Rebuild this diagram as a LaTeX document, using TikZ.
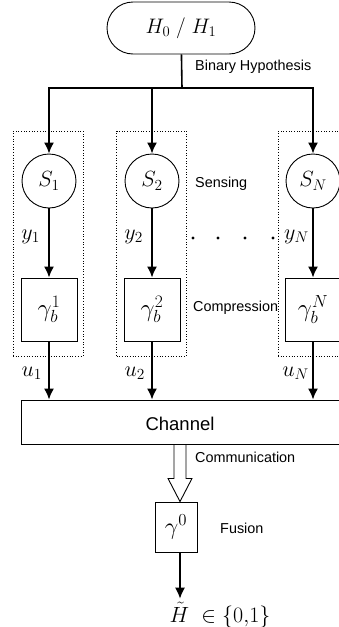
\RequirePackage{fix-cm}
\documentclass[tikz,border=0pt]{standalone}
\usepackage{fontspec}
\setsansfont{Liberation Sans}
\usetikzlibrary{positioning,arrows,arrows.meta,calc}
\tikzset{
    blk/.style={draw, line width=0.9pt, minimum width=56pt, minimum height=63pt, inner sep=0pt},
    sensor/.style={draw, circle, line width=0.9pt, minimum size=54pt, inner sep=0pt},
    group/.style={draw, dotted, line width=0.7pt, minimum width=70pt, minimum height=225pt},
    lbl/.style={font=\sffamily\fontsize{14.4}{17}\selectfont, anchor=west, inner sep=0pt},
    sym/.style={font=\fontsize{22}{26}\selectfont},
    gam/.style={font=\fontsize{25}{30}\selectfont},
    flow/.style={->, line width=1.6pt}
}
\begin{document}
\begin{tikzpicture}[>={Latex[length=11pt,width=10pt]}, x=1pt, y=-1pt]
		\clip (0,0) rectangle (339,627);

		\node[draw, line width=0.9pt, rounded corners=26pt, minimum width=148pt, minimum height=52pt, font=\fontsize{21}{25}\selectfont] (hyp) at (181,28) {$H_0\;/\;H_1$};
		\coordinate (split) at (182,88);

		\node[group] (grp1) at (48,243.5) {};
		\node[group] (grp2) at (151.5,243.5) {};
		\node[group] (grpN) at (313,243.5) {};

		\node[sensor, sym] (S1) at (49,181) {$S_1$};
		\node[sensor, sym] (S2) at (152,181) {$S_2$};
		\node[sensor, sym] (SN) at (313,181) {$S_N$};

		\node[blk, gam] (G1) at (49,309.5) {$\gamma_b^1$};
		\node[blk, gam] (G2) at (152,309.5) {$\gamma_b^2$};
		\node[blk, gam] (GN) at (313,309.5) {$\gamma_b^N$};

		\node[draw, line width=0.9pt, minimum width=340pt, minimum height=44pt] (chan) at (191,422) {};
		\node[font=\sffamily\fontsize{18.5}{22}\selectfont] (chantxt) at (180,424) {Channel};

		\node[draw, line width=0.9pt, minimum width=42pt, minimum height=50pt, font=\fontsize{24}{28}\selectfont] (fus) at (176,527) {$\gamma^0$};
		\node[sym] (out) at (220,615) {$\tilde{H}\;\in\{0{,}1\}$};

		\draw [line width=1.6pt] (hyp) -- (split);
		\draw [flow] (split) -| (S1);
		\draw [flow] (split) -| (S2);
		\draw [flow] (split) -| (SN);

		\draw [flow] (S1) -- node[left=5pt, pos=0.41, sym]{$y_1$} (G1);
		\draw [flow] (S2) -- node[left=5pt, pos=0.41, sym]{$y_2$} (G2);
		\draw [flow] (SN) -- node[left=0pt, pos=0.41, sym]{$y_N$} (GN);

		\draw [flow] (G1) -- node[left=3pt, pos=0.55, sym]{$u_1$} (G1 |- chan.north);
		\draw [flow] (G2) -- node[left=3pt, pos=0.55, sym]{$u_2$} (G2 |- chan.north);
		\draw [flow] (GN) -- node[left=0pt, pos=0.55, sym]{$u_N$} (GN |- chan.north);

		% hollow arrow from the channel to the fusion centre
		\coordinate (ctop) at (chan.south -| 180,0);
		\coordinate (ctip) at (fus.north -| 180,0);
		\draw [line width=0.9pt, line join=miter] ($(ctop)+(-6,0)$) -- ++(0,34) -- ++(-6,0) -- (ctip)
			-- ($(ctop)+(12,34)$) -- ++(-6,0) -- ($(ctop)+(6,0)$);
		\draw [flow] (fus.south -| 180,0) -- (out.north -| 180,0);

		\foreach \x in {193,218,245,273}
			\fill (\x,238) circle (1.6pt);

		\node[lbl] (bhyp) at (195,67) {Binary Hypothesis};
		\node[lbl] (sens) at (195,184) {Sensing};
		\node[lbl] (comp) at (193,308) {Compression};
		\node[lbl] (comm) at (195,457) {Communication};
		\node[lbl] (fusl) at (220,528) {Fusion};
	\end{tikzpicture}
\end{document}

• Request:
Skip every picture and return the lines above from the top through the one that contains "(grpN) at (313,243.5)".

• Complete response:
Rebuild this diagram as a LaTeX document, using TikZ.
\RequirePackage{fix-cm}
\documentclass[tikz,border=0pt]{standalone}
\usepackage{fontspec}
\setsansfont{Liberation Sans}
\usetikzlibrary{positioning,arrows,arrows.meta,calc}
\tikzset{
    blk/.style={draw, line width=0.9pt, minimum width=56pt, minimum height=63pt, inner sep=0pt},
    sensor/.style={draw, circle, line width=0.9pt, minimum size=54pt, inner sep=0pt},
    group/.style={draw, dotted, line width=0.7pt, minimum width=70pt, minimum height=225pt},
    lbl/.style={font=\sffamily\fontsize{14.4}{17}\selectfont, anchor=west, inner sep=0pt},
    sym/.style={font=\fontsize{22}{26}\selectfont},
    gam/.style={font=\fontsize{25}{30}\selectfont},
    flow/.style={->, line width=1.6pt}
}
\begin{document}
\begin{tikzpicture}[>={Latex[length=11pt,width=10pt]}, x=1pt, y=-1pt]
		\clip (0,0) rectangle (339,627);

		\node[draw, line width=0.9pt, rounded corners=26pt, minimum width=148pt, minimum height=52pt, font=\fontsize{21}{25}\selectfont] (hyp) at (181,28) {$H_0\;/\;H_1$};
		\coordinate (split) at (182,88);

		\node[group] (grp1) at (48,243.5) {};
		\node[group] (grp2) at (151.5,243.5) {};
		\node[group] (grpN) at (313,243.5) {};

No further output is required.